Problem to solve →
Starting with the first line below, extract each line through the one that contains "catch_limit = [0.155, 0.155]", inclusive, excluding pictures.

Listing →
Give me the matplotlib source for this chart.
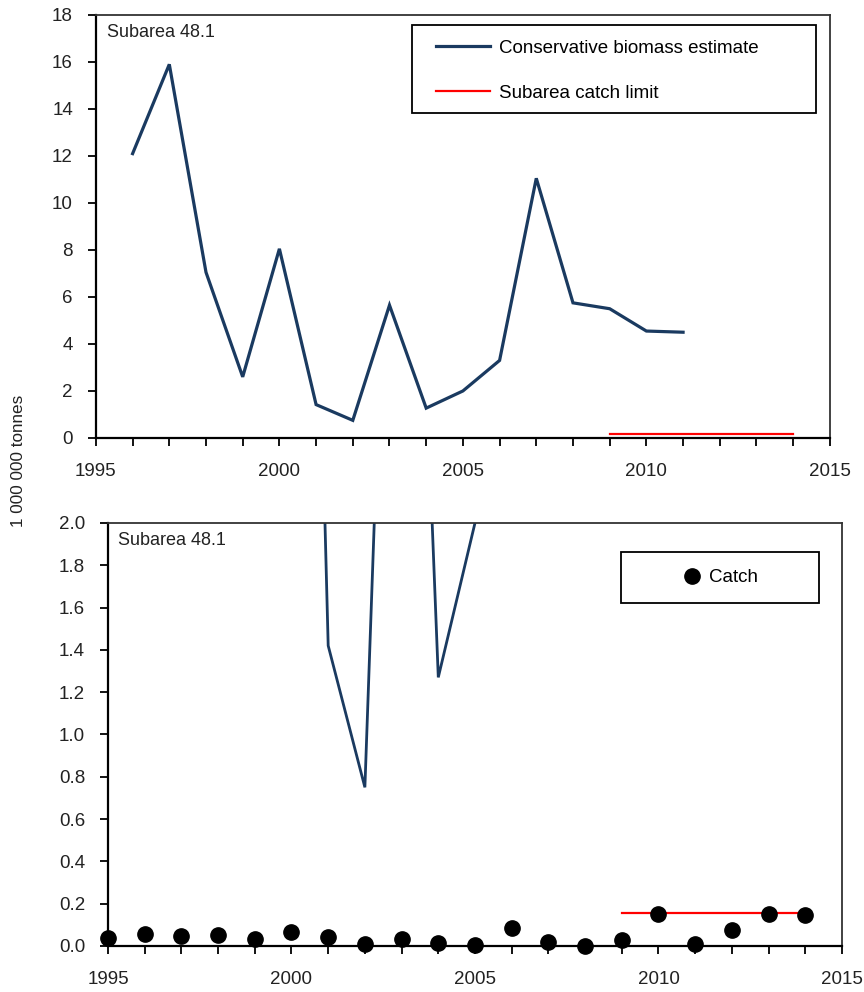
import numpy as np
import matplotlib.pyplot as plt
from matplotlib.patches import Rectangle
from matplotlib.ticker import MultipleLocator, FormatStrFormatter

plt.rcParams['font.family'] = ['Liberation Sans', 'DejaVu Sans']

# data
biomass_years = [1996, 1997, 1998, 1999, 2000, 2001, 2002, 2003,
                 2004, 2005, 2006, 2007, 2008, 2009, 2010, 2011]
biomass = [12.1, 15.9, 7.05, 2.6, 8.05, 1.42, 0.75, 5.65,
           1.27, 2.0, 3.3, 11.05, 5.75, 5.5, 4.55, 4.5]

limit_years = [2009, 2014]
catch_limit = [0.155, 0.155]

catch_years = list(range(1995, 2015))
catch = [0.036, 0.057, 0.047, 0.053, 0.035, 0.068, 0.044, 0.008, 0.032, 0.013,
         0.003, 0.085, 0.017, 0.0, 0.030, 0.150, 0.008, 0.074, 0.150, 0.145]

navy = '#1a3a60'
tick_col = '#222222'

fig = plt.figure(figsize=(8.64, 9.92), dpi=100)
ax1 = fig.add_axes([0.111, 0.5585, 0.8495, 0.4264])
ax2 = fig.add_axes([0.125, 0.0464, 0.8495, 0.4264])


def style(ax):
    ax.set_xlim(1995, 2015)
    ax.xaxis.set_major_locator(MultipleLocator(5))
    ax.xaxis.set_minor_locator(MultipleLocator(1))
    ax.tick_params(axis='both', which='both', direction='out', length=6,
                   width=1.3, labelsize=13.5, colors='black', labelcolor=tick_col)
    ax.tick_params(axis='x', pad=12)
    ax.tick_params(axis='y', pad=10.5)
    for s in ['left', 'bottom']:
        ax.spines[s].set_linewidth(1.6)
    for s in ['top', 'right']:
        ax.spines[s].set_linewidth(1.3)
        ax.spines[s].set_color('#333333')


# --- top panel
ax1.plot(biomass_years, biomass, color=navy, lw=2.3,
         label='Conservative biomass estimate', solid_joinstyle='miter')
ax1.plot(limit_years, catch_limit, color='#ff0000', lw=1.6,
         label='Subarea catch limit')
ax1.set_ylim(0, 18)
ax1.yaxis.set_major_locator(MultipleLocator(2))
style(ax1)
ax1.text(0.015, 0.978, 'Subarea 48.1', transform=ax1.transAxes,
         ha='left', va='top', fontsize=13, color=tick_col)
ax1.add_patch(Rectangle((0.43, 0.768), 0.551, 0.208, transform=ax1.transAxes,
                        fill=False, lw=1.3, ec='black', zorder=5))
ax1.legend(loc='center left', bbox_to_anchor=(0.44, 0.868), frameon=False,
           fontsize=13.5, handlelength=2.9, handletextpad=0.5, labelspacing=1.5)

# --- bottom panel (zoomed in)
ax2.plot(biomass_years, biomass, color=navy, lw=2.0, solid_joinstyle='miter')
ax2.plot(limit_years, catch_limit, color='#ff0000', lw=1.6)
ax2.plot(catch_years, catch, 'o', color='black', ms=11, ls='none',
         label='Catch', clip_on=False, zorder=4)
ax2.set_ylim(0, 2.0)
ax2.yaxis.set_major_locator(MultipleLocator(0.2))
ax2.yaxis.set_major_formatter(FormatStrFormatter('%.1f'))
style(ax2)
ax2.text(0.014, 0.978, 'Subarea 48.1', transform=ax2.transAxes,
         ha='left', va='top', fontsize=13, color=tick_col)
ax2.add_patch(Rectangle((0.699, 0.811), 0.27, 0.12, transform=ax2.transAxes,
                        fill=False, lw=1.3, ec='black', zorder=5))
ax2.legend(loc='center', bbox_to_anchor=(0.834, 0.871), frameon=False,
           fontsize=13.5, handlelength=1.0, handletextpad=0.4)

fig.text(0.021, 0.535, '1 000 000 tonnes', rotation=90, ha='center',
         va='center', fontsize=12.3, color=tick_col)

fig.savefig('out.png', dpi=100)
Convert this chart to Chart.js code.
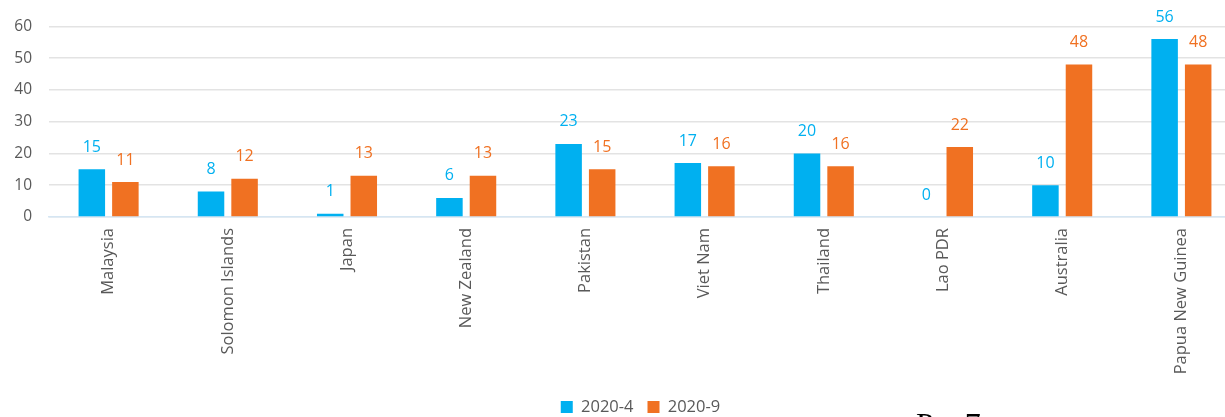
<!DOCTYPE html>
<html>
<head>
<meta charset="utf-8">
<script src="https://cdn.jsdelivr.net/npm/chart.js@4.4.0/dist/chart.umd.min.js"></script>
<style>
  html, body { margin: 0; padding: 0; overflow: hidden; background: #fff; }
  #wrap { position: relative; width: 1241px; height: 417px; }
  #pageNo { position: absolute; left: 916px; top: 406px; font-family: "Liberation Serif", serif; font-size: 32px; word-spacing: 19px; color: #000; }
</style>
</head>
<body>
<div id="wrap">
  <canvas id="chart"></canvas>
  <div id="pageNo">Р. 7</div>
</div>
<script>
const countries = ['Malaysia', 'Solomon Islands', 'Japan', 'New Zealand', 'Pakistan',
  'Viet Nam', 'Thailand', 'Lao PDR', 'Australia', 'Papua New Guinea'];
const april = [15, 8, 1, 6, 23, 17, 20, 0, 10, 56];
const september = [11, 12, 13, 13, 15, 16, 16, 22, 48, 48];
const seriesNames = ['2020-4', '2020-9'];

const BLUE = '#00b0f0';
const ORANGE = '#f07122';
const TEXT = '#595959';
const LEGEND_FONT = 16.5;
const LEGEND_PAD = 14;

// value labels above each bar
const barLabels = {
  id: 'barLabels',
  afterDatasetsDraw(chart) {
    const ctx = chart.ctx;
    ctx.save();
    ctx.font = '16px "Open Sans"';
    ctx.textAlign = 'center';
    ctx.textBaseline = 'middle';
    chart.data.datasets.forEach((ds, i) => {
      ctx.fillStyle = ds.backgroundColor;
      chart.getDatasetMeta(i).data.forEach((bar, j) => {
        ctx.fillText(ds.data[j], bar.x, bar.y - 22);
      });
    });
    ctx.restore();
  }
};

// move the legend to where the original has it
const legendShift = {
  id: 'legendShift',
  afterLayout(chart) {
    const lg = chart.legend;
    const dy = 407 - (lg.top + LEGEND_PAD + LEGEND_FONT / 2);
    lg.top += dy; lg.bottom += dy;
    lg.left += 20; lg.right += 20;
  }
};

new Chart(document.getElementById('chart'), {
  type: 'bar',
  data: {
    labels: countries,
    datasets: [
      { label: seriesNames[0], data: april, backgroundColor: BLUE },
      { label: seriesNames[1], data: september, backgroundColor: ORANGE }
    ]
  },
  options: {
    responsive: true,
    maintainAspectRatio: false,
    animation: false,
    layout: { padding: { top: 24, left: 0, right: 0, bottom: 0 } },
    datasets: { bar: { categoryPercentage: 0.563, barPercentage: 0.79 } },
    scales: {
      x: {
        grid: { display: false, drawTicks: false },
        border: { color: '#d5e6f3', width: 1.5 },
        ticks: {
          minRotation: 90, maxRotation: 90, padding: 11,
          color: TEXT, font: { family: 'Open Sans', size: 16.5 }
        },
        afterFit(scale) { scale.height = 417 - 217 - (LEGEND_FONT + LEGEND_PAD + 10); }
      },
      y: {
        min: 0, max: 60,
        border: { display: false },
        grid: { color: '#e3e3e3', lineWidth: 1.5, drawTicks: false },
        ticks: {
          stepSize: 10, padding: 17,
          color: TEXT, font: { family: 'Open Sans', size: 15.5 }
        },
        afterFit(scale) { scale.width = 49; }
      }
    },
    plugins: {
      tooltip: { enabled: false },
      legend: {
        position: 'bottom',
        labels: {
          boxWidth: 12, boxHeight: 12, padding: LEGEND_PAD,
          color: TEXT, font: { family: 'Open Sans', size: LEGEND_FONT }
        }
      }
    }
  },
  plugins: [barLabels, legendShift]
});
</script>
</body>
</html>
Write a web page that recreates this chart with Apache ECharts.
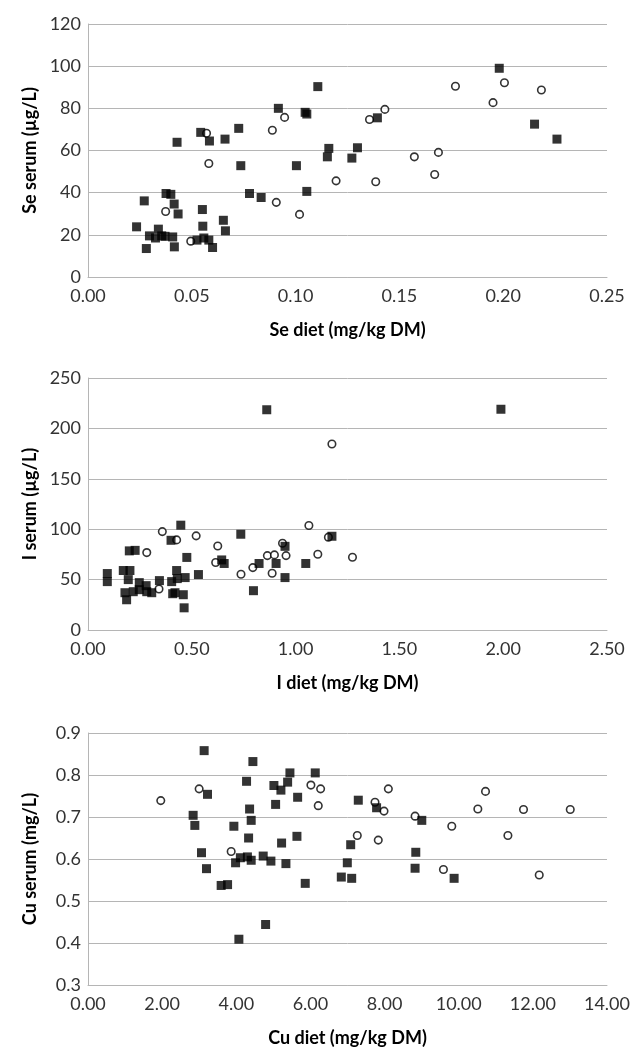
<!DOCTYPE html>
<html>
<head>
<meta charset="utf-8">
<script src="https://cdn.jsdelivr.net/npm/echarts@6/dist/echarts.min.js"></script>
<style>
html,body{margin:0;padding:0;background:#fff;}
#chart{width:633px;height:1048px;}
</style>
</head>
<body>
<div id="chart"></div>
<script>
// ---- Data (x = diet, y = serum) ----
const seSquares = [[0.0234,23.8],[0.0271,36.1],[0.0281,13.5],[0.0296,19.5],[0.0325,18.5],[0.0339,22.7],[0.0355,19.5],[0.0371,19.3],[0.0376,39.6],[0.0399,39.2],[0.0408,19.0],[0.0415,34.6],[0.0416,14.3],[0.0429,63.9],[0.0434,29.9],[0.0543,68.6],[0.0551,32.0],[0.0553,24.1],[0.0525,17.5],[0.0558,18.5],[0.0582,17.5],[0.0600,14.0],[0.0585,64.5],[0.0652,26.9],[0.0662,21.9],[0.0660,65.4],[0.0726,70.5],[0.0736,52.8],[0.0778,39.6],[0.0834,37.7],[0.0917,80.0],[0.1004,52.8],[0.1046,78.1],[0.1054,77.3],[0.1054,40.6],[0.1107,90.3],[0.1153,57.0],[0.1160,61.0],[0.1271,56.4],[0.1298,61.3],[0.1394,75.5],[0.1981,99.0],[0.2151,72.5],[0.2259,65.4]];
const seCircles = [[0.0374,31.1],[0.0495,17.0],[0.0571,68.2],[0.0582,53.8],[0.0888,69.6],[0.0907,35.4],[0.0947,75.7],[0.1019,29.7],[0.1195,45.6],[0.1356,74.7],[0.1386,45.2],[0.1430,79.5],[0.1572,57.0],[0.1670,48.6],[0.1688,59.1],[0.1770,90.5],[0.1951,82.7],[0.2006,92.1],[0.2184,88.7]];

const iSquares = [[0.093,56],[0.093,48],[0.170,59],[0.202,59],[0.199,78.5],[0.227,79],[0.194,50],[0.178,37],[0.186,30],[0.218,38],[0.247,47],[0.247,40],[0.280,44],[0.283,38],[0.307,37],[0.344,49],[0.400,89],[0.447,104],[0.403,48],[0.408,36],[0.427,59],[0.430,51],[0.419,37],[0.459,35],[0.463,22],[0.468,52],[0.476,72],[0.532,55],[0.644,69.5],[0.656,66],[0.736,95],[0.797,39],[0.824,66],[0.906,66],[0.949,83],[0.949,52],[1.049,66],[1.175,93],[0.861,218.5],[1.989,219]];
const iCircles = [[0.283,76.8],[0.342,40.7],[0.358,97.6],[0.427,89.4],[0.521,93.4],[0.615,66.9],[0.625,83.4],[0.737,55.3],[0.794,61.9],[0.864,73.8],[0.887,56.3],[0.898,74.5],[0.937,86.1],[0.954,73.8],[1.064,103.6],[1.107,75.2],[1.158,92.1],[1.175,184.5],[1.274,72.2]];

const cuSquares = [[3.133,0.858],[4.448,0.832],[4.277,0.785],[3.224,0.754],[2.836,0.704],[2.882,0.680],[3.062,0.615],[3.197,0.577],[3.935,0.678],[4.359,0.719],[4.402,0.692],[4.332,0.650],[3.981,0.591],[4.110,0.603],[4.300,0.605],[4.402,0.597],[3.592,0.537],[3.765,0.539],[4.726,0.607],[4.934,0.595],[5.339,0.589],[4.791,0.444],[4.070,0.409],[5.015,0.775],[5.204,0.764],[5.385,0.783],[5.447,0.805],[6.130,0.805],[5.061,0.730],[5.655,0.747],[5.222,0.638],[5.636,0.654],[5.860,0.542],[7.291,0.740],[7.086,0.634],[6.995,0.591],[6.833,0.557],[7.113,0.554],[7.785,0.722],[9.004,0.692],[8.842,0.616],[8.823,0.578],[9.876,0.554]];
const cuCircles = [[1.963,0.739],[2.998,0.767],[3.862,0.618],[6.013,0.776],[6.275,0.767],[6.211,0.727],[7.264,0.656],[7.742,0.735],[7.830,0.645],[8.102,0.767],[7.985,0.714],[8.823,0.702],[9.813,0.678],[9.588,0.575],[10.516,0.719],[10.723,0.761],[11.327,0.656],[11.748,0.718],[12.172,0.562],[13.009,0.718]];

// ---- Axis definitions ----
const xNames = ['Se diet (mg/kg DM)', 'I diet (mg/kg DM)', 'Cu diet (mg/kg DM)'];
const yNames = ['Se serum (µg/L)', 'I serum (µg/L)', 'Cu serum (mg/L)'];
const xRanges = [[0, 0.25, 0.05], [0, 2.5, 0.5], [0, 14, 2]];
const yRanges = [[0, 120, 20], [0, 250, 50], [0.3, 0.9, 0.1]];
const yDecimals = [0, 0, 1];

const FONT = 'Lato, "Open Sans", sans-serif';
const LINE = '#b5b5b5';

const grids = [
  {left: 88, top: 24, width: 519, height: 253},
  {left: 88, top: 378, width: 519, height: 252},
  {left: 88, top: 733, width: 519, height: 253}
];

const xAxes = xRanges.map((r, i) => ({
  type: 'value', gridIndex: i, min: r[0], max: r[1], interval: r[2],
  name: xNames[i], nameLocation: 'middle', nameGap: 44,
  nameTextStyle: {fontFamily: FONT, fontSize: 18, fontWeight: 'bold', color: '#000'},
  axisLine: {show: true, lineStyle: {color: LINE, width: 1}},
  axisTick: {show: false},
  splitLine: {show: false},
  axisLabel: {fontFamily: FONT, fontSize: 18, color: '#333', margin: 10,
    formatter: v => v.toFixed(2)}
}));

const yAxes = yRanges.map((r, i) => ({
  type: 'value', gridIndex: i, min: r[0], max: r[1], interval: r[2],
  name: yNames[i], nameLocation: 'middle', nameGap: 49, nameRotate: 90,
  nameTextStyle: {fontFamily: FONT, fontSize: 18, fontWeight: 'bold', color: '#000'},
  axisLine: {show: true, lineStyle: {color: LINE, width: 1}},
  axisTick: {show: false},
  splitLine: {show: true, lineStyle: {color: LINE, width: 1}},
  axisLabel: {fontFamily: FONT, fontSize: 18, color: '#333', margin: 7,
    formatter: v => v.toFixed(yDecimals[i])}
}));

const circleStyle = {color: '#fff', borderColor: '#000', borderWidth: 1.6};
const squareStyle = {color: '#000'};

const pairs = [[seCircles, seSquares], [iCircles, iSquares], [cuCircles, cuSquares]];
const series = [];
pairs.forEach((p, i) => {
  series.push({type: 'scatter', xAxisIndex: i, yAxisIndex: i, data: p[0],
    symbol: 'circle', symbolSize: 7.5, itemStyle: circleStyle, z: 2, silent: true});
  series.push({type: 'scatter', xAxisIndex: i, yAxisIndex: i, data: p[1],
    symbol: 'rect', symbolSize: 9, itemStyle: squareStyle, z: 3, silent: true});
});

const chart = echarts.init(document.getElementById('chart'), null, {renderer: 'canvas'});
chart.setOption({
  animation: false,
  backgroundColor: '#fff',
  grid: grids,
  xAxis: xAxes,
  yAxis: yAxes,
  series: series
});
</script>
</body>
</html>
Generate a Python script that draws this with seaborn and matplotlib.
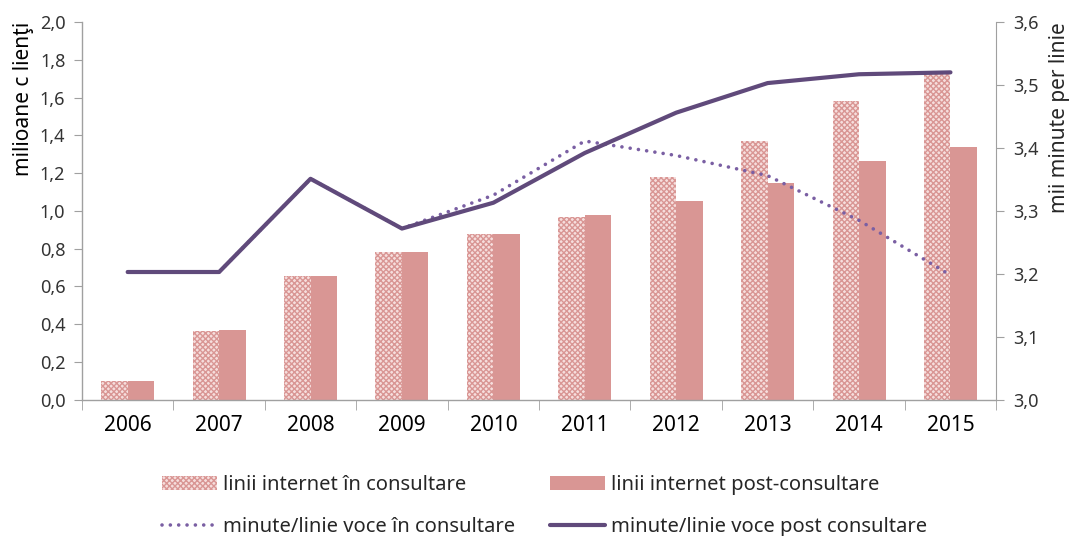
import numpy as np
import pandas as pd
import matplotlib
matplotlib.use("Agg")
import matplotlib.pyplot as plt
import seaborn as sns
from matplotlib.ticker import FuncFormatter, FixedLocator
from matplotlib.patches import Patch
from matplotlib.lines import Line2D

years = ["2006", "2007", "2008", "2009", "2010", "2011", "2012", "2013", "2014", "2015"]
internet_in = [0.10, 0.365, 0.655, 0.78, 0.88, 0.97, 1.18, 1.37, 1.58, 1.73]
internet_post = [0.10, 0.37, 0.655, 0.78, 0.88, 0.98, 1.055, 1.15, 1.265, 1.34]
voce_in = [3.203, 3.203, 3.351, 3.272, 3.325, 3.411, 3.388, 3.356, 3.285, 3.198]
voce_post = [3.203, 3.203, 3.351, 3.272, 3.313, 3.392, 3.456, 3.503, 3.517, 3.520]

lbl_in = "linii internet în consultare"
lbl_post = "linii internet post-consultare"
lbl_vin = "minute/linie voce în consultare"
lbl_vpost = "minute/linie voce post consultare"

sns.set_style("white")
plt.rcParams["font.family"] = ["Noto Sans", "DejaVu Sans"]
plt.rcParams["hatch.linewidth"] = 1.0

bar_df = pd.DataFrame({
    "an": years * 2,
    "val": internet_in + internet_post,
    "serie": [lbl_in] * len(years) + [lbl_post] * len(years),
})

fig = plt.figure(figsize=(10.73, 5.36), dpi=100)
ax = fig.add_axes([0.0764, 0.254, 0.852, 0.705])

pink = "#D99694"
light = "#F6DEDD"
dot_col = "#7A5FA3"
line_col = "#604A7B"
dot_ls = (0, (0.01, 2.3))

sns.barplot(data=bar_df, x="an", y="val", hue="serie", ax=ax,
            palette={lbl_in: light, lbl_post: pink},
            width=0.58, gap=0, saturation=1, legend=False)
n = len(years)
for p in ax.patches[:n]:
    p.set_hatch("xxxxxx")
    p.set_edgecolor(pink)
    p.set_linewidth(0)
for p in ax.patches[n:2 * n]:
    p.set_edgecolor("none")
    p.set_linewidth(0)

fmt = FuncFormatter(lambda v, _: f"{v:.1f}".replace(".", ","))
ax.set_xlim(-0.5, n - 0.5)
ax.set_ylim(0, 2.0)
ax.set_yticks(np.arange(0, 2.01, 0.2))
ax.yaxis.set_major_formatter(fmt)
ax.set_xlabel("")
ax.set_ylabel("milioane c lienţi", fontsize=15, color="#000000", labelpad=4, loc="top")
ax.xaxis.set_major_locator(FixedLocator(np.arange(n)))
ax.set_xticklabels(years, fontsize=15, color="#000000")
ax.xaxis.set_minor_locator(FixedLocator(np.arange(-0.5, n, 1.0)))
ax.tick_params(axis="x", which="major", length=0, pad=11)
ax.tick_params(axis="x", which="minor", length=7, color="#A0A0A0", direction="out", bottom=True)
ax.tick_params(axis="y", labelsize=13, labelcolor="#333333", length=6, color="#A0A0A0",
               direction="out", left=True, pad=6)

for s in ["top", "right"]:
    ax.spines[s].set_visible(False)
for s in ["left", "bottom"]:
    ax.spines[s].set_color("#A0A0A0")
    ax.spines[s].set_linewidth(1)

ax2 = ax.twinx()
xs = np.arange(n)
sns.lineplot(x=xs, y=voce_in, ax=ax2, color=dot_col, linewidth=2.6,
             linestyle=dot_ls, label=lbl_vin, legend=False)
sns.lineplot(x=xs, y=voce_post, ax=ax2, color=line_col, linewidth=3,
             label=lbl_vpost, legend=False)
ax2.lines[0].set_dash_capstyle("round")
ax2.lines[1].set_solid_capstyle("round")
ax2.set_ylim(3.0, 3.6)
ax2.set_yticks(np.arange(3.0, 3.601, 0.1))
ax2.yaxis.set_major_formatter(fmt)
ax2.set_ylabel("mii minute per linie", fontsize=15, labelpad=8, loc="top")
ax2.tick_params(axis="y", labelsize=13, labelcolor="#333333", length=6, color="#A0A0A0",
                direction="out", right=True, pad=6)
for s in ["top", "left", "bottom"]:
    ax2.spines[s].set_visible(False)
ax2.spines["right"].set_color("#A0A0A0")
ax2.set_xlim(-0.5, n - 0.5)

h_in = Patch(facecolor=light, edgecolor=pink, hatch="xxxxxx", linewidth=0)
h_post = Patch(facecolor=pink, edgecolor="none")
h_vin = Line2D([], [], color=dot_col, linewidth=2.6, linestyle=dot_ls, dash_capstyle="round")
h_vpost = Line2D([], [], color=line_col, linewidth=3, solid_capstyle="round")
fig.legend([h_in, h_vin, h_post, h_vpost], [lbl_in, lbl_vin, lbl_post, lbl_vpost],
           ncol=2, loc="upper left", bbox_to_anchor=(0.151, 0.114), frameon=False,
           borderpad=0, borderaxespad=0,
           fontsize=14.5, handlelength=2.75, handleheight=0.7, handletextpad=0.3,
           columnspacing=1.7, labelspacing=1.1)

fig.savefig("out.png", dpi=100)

Output for this exercise →
Give me the matplotlib source for this chart.
import numpy as np
import matplotlib.pyplot as plt
from matplotlib.patches import Rectangle
from matplotlib.ticker import MultipleLocator, FormatStrFormatter

plt.rcParams['font.family'] = ['Liberation Sans', 'DejaVu Sans']

# data
biomass_years = [1996, 1997, 1998, 1999, 2000, 2001, 2002, 2003,
                 2004, 2005, 2006, 2007, 2008, 2009, 2010, 2011]
biomass = [12.1, 15.9, 7.05, 2.6, 8.05, 1.42, 0.75, 5.65,
           1.27, 2.0, 3.3, 11.05, 5.75, 5.5, 4.55, 4.5]

limit_years = [2009, 2014]
catch_limit = [0.155, 0.155]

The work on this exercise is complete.